WOODSTOCK – Owners of a business on the Woodstock Square raised concerns that the area has grown rowdy in recent months – particularly in the area of a faith-based youth center.
Don Frick and Lisa Hansen – who each have a hand in the family run square business The Backdrop – brought the issues to the City Council earlier this month. They said Revolution Youth Center, which moved into the square last June, brought with it sometimes foul-mouthed and disrespectful kids, discouraging customers from their business.
They also took issue with other “characters” on the square and, as much as anything, said their concerns had fallen on deaf ears for too long, according to the minutes from the June 3 City Council meeting.
“We just had some concerns about activities on the square and we wanted to make sure that everyone was aware of them,” Frick said last week.
City officials have since spoken with Revolution management and several other business owners. They’re working on setting a public meeting about the issues, which could come together in mid-July, Director of Community and Economic Development Cort Carlson said.
Woodstock Police Chief Robert Lowen said activity on the square tends to increase during the summer, but that 2014’s summer hasn’t brought more incidents than a year ago. But Revolution, he said, brings a different kind of challenge.
“The Revolution Youth Center brings a new dynamic to the Square as a gathering place for youth,” he said. “I think that’s what has the attention of some of the business owners.”
The city has hired and is training an evening-hours community service officer to keep an eye on the square. That position had remained unfilled since it was vacated during the financial crunch, but officials had budgeted to make the hire this year even before concerns from business owners.

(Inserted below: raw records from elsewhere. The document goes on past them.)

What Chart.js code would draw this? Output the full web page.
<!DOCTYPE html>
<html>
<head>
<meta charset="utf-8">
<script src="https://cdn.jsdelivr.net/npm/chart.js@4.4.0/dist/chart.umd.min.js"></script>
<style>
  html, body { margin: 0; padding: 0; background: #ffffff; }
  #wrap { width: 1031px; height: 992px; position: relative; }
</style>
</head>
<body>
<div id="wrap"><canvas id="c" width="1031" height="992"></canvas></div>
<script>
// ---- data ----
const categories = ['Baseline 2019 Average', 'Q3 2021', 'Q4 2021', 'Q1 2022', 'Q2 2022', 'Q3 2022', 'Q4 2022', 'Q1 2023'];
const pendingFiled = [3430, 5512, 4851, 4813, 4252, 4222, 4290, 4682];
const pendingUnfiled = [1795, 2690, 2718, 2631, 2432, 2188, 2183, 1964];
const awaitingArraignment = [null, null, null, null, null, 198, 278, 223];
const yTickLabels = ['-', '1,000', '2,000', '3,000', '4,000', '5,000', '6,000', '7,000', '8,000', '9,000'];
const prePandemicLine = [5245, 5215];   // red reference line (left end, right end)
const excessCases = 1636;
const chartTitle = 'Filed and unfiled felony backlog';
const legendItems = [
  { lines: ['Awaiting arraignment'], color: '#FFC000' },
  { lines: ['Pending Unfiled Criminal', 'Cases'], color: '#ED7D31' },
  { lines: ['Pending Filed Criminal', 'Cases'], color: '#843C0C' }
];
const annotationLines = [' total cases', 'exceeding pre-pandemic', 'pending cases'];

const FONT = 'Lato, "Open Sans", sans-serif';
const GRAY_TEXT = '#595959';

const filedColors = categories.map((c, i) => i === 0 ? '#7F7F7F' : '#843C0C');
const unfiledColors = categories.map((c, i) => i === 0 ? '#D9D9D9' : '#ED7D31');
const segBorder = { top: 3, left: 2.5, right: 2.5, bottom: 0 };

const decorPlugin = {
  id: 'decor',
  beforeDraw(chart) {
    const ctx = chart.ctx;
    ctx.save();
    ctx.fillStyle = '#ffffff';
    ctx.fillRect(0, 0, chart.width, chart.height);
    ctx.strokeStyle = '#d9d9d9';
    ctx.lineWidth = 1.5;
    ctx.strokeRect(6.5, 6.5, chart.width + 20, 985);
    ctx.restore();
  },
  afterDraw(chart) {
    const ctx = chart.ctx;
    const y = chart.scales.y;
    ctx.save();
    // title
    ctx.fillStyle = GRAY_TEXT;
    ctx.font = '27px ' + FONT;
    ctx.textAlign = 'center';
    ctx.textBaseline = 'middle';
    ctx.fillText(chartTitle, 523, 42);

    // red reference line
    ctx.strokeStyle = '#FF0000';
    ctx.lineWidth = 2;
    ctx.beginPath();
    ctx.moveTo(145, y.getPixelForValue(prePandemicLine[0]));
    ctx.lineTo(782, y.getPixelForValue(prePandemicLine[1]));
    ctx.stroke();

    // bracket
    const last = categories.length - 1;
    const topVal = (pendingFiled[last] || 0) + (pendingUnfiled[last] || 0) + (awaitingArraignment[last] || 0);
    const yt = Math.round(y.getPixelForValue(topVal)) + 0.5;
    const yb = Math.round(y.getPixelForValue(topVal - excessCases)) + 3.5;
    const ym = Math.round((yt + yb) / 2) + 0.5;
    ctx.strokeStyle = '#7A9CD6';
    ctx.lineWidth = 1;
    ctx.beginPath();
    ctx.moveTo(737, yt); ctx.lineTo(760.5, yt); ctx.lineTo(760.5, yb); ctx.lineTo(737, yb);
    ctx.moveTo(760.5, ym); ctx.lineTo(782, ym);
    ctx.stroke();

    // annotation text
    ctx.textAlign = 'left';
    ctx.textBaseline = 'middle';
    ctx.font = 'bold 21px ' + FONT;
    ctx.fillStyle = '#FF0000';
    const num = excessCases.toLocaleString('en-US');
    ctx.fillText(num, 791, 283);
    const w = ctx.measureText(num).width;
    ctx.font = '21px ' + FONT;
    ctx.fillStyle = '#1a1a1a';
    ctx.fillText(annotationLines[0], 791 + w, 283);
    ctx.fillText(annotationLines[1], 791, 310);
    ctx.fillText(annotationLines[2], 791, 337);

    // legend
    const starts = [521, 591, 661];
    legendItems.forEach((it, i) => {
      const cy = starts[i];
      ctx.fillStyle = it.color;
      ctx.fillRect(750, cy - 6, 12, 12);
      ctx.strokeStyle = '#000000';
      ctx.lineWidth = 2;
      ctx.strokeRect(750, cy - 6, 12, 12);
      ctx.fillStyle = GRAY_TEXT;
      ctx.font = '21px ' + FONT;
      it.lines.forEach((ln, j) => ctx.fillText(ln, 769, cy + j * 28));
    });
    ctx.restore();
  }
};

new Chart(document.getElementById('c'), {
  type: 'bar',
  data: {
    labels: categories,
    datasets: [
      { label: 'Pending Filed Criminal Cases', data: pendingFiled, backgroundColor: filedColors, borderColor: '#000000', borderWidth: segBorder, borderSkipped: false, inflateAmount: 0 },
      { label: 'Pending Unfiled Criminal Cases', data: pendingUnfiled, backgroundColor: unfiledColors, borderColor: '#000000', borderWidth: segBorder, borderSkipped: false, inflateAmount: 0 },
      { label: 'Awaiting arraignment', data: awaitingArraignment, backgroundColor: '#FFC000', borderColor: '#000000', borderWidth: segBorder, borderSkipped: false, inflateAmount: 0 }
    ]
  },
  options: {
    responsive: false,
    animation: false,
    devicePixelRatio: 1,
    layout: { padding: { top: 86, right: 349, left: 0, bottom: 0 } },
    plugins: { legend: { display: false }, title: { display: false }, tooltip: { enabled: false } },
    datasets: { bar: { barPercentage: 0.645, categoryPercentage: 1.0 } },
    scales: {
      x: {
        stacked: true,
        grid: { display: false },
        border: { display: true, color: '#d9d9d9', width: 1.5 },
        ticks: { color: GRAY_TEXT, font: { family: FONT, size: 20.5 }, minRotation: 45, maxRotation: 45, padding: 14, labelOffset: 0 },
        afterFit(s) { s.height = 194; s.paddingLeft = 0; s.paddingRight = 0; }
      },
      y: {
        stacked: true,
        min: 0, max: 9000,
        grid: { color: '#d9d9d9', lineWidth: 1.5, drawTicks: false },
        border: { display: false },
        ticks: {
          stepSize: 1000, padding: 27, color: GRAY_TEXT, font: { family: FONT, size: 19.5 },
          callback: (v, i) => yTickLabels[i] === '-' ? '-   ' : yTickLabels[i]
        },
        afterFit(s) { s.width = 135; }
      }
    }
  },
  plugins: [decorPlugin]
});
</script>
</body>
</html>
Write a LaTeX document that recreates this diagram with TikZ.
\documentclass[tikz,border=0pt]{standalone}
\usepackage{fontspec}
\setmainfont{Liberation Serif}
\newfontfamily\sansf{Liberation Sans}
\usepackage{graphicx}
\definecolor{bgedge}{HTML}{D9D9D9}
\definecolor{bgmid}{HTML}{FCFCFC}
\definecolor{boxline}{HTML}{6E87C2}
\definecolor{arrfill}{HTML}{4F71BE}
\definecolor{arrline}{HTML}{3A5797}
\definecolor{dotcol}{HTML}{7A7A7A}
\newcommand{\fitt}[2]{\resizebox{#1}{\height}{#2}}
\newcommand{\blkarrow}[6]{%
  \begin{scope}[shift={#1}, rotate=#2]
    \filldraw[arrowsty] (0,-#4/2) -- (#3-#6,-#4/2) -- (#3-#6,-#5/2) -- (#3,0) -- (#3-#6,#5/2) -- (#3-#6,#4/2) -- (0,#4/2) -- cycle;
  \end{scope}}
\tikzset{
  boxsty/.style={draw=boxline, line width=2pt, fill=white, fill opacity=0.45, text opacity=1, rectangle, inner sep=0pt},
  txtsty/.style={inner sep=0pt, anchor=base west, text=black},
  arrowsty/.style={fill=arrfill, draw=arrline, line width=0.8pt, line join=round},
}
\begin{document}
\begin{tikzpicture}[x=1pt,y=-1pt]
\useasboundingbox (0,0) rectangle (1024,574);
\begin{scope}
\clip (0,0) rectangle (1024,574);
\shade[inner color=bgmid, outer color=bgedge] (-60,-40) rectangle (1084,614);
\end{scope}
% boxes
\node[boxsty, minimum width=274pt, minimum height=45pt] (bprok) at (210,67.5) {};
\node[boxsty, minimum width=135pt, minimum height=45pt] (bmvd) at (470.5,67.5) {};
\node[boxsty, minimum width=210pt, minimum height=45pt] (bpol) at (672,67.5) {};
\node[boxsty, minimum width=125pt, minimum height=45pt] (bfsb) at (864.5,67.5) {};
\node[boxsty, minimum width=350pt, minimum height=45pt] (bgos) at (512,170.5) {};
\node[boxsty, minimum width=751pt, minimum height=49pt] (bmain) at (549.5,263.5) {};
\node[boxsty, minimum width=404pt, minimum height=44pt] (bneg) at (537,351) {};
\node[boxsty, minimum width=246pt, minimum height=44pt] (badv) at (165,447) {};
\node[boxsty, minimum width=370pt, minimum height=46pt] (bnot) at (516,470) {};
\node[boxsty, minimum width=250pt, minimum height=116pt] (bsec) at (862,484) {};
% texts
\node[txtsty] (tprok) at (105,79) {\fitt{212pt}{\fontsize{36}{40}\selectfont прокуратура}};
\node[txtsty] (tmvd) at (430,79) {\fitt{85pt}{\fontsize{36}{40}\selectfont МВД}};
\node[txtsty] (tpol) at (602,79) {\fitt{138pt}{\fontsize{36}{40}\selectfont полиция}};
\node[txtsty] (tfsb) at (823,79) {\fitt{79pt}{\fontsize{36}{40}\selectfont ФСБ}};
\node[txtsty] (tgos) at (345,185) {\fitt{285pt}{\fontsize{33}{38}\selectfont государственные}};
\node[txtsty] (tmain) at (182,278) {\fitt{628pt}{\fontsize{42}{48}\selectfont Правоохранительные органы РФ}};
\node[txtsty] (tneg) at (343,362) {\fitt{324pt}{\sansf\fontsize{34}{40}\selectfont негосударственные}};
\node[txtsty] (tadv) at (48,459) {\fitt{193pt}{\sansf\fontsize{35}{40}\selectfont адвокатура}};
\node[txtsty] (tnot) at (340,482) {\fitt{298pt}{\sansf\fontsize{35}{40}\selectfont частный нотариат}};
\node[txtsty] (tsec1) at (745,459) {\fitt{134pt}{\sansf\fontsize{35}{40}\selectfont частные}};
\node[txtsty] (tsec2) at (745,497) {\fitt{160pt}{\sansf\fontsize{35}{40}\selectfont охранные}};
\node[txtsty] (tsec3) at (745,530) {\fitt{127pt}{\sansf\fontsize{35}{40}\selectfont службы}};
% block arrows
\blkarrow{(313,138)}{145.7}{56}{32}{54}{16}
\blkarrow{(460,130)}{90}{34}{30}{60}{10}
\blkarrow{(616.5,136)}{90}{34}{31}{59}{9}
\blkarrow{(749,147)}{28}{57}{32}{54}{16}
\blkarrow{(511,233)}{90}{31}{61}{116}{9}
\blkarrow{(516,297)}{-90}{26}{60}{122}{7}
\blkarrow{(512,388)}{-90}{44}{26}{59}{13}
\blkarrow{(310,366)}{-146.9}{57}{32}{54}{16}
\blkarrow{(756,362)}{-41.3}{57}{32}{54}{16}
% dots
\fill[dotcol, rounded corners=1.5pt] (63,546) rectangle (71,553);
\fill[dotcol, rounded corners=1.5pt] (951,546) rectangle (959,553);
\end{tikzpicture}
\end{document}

A planned change in hours by Revolution also is making an impact. The center is open from 6 p.m. to 9 p.m. during weekdays this summer – past when most businesses around them close, said Len DiCicco, of Revolution.
But the center would like to expand those hours when students head back to school, he added.
DiCicco said the center has made sure volunteers are outside when a group of youth takes to the sidewalks, and that Revolution is doing all it can to be sensitive to their neighbors’ concerns while continuing the center’s mission.
“We’ve provided a place to come and hang out – but it is a place of help, and a place of hope,” he said. “We’re trying to teach kids respect. Respect for each other, and for the community, and for the place.”
The center’s efforts have been well-recieved by Frick, who thanked Revolution for their understanding.
“I give credit to their organization for wanting to make it good for the community,” he said. “And it’s getting better.”